The traditional philosophy is new played out, not because its problems have been found to be insoluble, but because they have become meaningless to us. Each way of thinking is determined by the questions asked, and we no longer ask those propounded by the classical thinkers. This does not, however, imply the end of philosophy, but only that its music must be written in a new key. That key is the study of symbolism, of langiage in the broad sense. (Parker 1943: 306)
Spelling out the obvious musical metaphor in Langer's title.

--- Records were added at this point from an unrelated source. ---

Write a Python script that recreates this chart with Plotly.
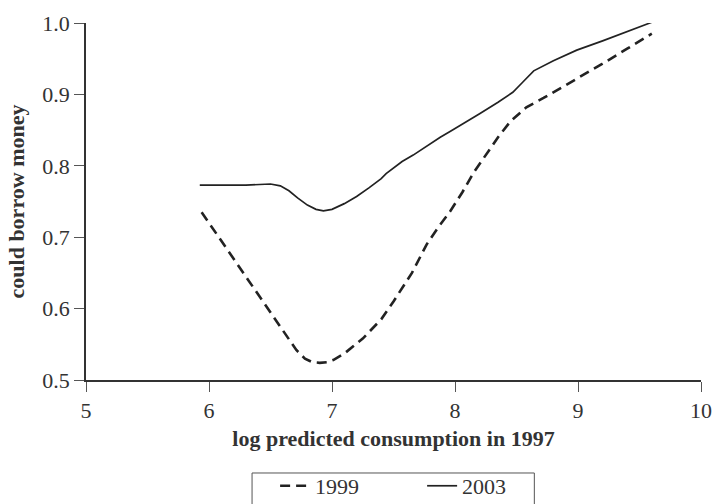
import plotly.graph_objects as go

# 1999 (dashed) series
x1999 = [5.94, 6.10, 6.30, 6.50, 6.71, 6.78, 6.84, 6.90, 6.96, 7.01, 7.10, 7.25, 7.40,
         7.50, 7.55, 7.65, 7.77, 7.86, 7.96, 8.06, 8.15, 8.23, 8.35, 8.45, 8.50, 8.58,
         8.72, 8.93, 9.02, 9.20, 9.40, 9.60]
y1999 = [0.735, 0.695, 0.645, 0.595, 0.542, 0.530, 0.525, 0.524, 0.525, 0.528, 0.537,
         0.558, 0.585, 0.610, 0.623, 0.650, 0.690, 0.713, 0.736, 0.763, 0.790, 0.810,
         0.840, 0.862, 0.870, 0.882, 0.895, 0.916, 0.924, 0.943, 0.964, 0.985]

# 2003 (solid) series
x2003 = [5.925, 6.10, 6.30, 6.50, 6.58, 6.65, 6.72, 6.80, 6.87, 6.93, 7.00, 7.10, 7.20,
         7.30, 7.40, 7.44, 7.47, 7.52, 7.57, 7.66, 7.77, 7.88, 7.97, 8.06, 8.20, 8.35,
         8.47, 8.55, 8.64, 8.80, 8.99, 9.20, 9.40, 9.60]
y2003 = [0.773, 0.773, 0.773, 0.7745, 0.772, 0.765, 0.755, 0.745, 0.739, 0.737, 0.739,
         0.747, 0.757, 0.769, 0.782, 0.789, 0.793, 0.799, 0.806, 0.815, 0.828, 0.840,
         0.849, 0.858, 0.873, 0.889, 0.903, 0.917, 0.933, 0.947, 0.962, 0.975, 0.988, 1.001]

x_ticks = [5, 6, 7, 8, 9, 10]
y_ticks = [0.5, 0.6, 0.7, 0.8, 0.9, 1.0]
y_ticklabels = ["0.5", "0.6", "0.7", "0.8", "0.9", "1.0"]

FONT = "Liberation Serif"
INK = "#222222"
TXT = "#333333"

fig = go.Figure()
fig.add_trace(go.Scatter(x=x1999, y=y1999, mode="lines", name="1999",
                         line=dict(color=INK, width=2.6, dash="10px,6px")))
fig.add_trace(go.Scatter(x=x2003, y=y2003, mode="lines", name="2003",
                         line=dict(color=INK, width=1.7)))

# legend frame (paper coordinates), open at the bottom edge like the reference
fig.add_shape(type="rect", xref="paper", yref="paper",
              x0=0.270, x1=0.729, y0=-0.2605, y1=-0.37,
              line=dict(color="#555555", width=1), fillcolor="rgba(0,0,0,0)")

fig.update_layout(
    width=713, height=504,
    margin=dict(l=86, r=12, t=23, b=124, autoexpand=False),
    paper_bgcolor="white", plot_bgcolor="white",
    font=dict(family=FONT, size=22, color=TXT),
    showlegend=True,
    legend=dict(orientation="h", x=0.3075, xanchor="left", y=-0.238, yanchor="top",
                bgcolor="rgba(0,0,0,0)", borderwidth=0,
                font=dict(size=22, family=FONT, color=TXT),
                entrywidth=102, tracegroupgap=0),
    xaxis=dict(range=[5, 10], tickvals=x_ticks, ticks="outside", ticklen=10,
               tickwidth=1.2, tickcolor="#555555", showline=True, linecolor="#333333",
               linewidth=1.5, showgrid=False, zeroline=False,
               tickfont=dict(size=22, family=FONT, color=TXT),
               title=dict(text="<b>log predicted consumption in 1997</b>",
                          font=dict(size=22, family=FONT, color=TXT), standoff=8)),
    yaxis=dict(range=[0.5, 1.0], tickvals=y_ticks, ticktext=y_ticklabels,
               ticks="outside", ticklen=10, tickwidth=1.2, tickcolor="#555555",
               showline=True, linecolor="#333333", linewidth=1.5, showgrid=False,
               zeroline=False, tickfont=dict(size=22, family=FONT, color=TXT),
               title=dict(text="<b>could borrow money</b>",
                          font=dict(size=22, family=FONT, color=TXT), standoff=12)),
)

fig.write_html("out.html")
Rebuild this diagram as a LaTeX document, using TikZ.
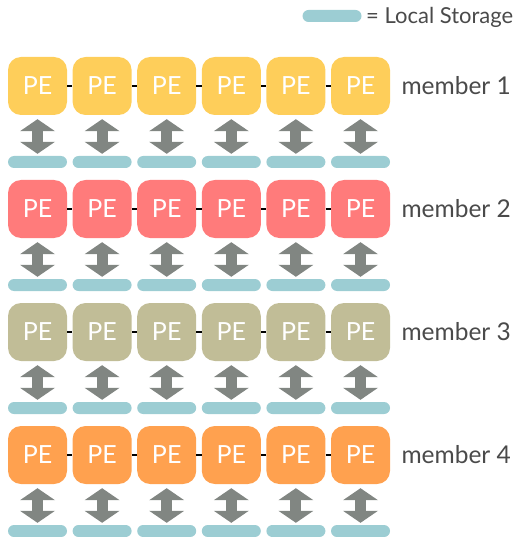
\documentclass[tikz,border=0pt]{standalone}
\usepackage{fontspec}
\setmainfont{Lato}
\usetikzlibrary{arrows.meta}

\definecolor{peyellow}{HTML}{FECE5A}
\definecolor{pered}{HTML}{FF7B7B}
\definecolor{peolive}{HTML}{C1BD97}
\definecolor{peorange}{HTML}{FFA14F}
\definecolor{storecol}{HTML}{9CCDD3}
\definecolor{arrowgrey}{HTML}{818682}
\definecolor{labelgrey}{HTML}{4A4A4A}

\tikzset{
  pe/.style={rounded corners=13pt, minimum width=59pt, minimum height=58pt,
    inner sep=0pt, text=white, font=\fontsize{25}{25}\selectfont},
  store/.style={fill=storecol, rounded corners=6pt, minimum width=59pt,
    minimum height=12pt, inner sep=0pt},
  link/.style={black, line width=1.2pt},
  access/.style={arrowgrey, line width=11pt,
    {Triangle[width=35pt,length=12pt,line width=0pt]}-{Triangle[width=35pt,length=12pt,line width=0pt]},
    shorten <=4pt, shorten >=2pt},
  member/.style={anchor=west, text=labelgrey, font=\fontsize{24.5}{24.5}\selectfont}
}

\begin{document}
\begin{tikzpicture}[x=1pt,y=-1pt]
  \useasboundingbox (0,0) rectangle (521,537);

  % legend
  \node[store] (key) at (332,16) {};
  \node[anchor=west, text=labelgrey, font=\fontsize{22}{22}\selectfont,
    inner sep=0pt] (keytext) at (366,17) {= Local Storage};

  % one row of processing elements per member
  \foreach \r/\col in {1/peyellow, 2/pered, 3/peolive, 4/peorange} {
    \pgfmathsetmacro{\yc}{86+123*(\r-1)}
    \foreach \c in {1,...,6} {
      \pgfmathsetmacro{\xc}{37.5+64.6*(\c-1)}
      \node[pe, fill=\col] (pe-\r-\c) at (\xc,\yc) {PE};
      \node[store] (st-\r-\c) at (\xc,\yc+76) {};
      \draw[access] (pe-\r-\c.south) -- (st-\r-\c.north);
    }
    \foreach \c [evaluate=\c as \n using int(\c+1)] in {1,...,5}
      \draw[link] (pe-\r-\c.east) -- (pe-\r-\n.west);
    \node[member] (lab-\r) at (398,\yc) {member \r};
  }
\end{tikzpicture}
\end{document}
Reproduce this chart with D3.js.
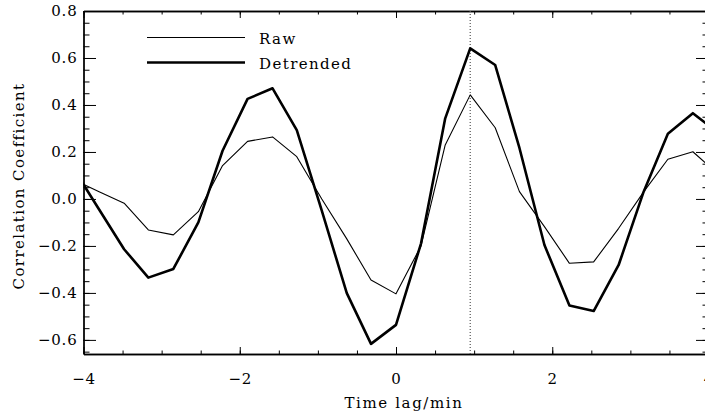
<!doctype html>
<html lang="en">
<head>
  <meta charset="UTF-8">
  <script src="https://cdn.jsdelivr.net/npm/d3@7"></script>
  <title>Correlation</title>
  <style>
    body{margin:0;background:#fff;}
    .chart text{font-family:"DejaVu Serif",serif;fill:#000;}
    .chart .tick line, .chart .domain{stroke:#000;}
  </style>
</head>
<body>
  <div class="chart"></div>
  <script>
    // lag (min), 19 s steps
    const lags = [-4.12, -3.80, -3.48, -3.17, -2.85, -2.53, -2.22, -1.90, -1.58, -1.27, -0.95, -0.63, -0.32, 0.00,
                  0.32, 0.63, 0.95, 1.27, 1.58, 1.90, 2.22, 2.53, 2.85, 3.17, 3.48, 3.80, 4.12];
    const raw = [0.081, 0.031, -0.018, -0.132, -0.153, -0.054, 0.142, 0.245, 0.264, 0.180, 0.000, -0.170, -0.345, -0.404,
                 -0.200, 0.230, 0.443, 0.303, 0.031, -0.118, -0.274, -0.268, -0.125, 0.030, 0.169, 0.201, 0.107];
    const detrended = [0.125, -0.045, -0.214, -0.335, -0.298, -0.100, 0.205, 0.426, 0.471, 0.293, -0.050, -0.401, -0.617, -0.536,
                       -0.190, 0.343, 0.641, 0.570, 0.217, -0.196, -0.454, -0.477, -0.281, 0.031, 0.277, 0.365, 0.283];
    const seriesNames = ['Raw', 'Detrended'];
    const peakLag = 0.95;
    const xTicks = [-4, -2, 0, 2, 4];
    const yTicks = [-0.6, -0.4, -0.2, 0.0, 0.2, 0.4, 0.6, 0.8];
    const xMinor = [-4, -3.5, -3, -2.5, -2, -1.5, -1, -0.5, 0, 0.5, 1, 1.5, 2, 2.5, 3, 3.5, 4];
    const yMinor = [-0.65, -0.6, -0.55, -0.5, -0.45, -0.4, -0.35, -0.3, -0.25, -0.2, -0.15, -0.1, -0.05, 0, 0.05, 0.1,
                    0.15, 0.2, 0.25, 0.3, 0.35, 0.4, 0.45, 0.5, 0.55, 0.6, 0.65, 0.7, 0.75, 0.8];

    const W = 705, H = 413;
    const plot = {left: 83.5, right: 708.5, top: 11, bottom: 354};
    const svg = d3.select('.chart').append('svg').attr('width', W).attr('height', H);

    const x = d3.scaleLinear().domain([-4, 4]).range([plot.left, plot.right]);
    const y = d3.scaleLinear().domain([-0.66, 0.8]).range([plot.bottom, plot.top]);

    svg.append('clipPath').attr('id', 'clip').append('rect')
      .attr('x', plot.left).attr('y', plot.top)
      .attr('width', plot.right - plot.left).attr('height', plot.bottom - plot.top);

    const fmtY = d3.format('.1f');
    const tickText = g => g.selectAll('text').attr('font-size', '15px')
      .attr('letter-spacing', '0.8px').attr('font-family', '"DejaVu Serif",serif');

    // bottom
    svg.append('g').attr('transform', `translate(0,${plot.bottom})`)
      .call(d3.axisBottom(x).tickValues(xTicks).tickSize(-7).tickSizeOuter(0).tickPadding(19).tickFormat(d3.format('d')))
      .call(tickText);
    svg.append('g').attr('transform', `translate(0,${plot.bottom})`)
      .call(d3.axisBottom(x).tickValues(xMinor).tickSize(-3.5).tickSizeOuter(0).tickFormat(''));
    // top
    svg.append('g').attr('transform', `translate(0,${plot.top})`)
      .call(d3.axisTop(x).tickValues(xTicks).tickSize(-7).tickSizeOuter(0).tickFormat(''));
    svg.append('g').attr('transform', `translate(0,${plot.top})`)
      .call(d3.axisTop(x).tickValues(xMinor).tickSize(-3.5).tickSizeOuter(0).tickFormat(''));
    // left
    svg.append('g').attr('transform', `translate(${plot.left},0)`)
      .call(d3.axisLeft(y).tickValues(yTicks).tickSize(-12.5).tickSizeOuter(0).tickPadding(6).tickFormat(fmtY))
      .call(tickText);
    svg.append('g').attr('transform', `translate(${plot.left},0)`)
      .call(d3.axisLeft(y).tickValues(yMinor).tickSize(-6).tickSizeOuter(0).tickFormat(''));
    // right
    svg.append('g').attr('transform', `translate(${plot.right},0)`)
      .call(d3.axisRight(y).tickValues(yTicks).tickSize(-12.5).tickSizeOuter(0).tickFormat(''));
    svg.append('g').attr('transform', `translate(${plot.right},0)`)
      .call(d3.axisRight(y).tickValues(yMinor).tickSize(-6).tickSizeOuter(0).tickFormat(''));

    svg.selectAll('.domain').attr('stroke-width', 1.3);

    // peak marker
    svg.append('line')
      .attr('x1', x(peakLag)).attr('x2', x(peakLag))
      .attr('y1', plot.top).attr('y2', plot.bottom)
      .attr('stroke', '#555').attr('stroke-width', 1.2).attr('stroke-dasharray', '1,2');

    const data = lags.map((l, i) => ({lag: l, raw: raw[i], det: detrended[i]}));
    const lines = svg.append('g').attr('clip-path', 'url(#clip)');
    const mk = key => d3.line().x(d => x(d.lag)).y(d => y(d[key]));
    lines.append('path').attr('d', mk('raw')(data))
      .attr('fill', 'none').attr('stroke', '#000').attr('stroke-width', 1.1).attr('stroke-linejoin', 'round');
    lines.append('path').attr('d', mk('det')(data))
      .attr('fill', 'none').attr('stroke', '#000').attr('stroke-width', 2.6).attr('stroke-linejoin', 'round');

    // legend
    const leg = svg.append('g');
    seriesNames.forEach((name, i) => {
      const ly = 37.5 + i * 25;
      leg.append('line').attr('x1', 147).attr('x2', 245).attr('y1', ly).attr('y2', ly)
        .attr('stroke', '#000').attr('stroke-width', i === 0 ? 1.1 : 2.6);
      leg.append('text').attr('x', 259).attr('y', ly + 6.5).attr('font-size', '15px')
        .attr('letter-spacing', '1.4px').text(name);
    });

    // titles
    svg.append('text').attr('x', (plot.left + plot.right) / 2 + 8).attr('y', 408)
      .attr('text-anchor', 'middle').attr('font-size', '15px').attr('letter-spacing', '1.6px').text('Time lag/min');
    svg.append('text').attr('transform', 'translate(24,186) rotate(-90)')
      .attr('text-anchor', 'middle').attr('font-size', '15px').attr('letter-spacing', '1.4px').text('Correlation Coefficient');
  </script>
</body>
</html>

It can, indeed, be shown that symbolism pervades the entire fabric of the mind: images, even sensations, and much that is currently called feeling, are, in essence, conceptual interpretations of reality. The need for the symbolic transformation of experience is primary in man, on an equal footing with the craving for food nad sexual expression, and is not a mere means for the assuagement of such other desires. It is characterized by a like seriousness, and for its satisfaction men will run comparable risks and make comparable sacrifices. The capacity for it is the differentia of man among the animals. (Parker 1943: 306)
Hmm. I'm sure it can be proposed (propositionalized, talked about) but how does one show that symbolism pervades the entire fabric of the mind? Rather, I think, it is a matter of methodology or even belief, that is to say, semiophrenia.
Mrs. Langer's whole book, which so often uses the term 'reason', is an argument designed to prove that man is fundamentally in all his characteristic doings, a rational, or at least a thinking animal. In the second place, her insistence on the symbolic, conceptual nature of myth and art is a re-affirmation of the theory that prevails in German Romantic philosophy from its conception in Herder to its culmination in Hegel. Compare, for example the passage in Herder's Kalligone, II. 2, where the writer defends the seriousness of poetry as offering "universes out of the heart and mind of the poets" against Kant's definition of it as a "play of ideas", with Mrs. Langer's page 34! There is, to be sure, a fundamental difference between Mrs. Langer's position and that of traditional philosophy; for Mrs. Langer appears to be a materialest (man's "substance is chemical", page 40), of one may still employ that term with meaning, and to accept as valid what she takes to be the findings of physical science, rather than the import of poetry, myth and religion. (Parker 1943: 307)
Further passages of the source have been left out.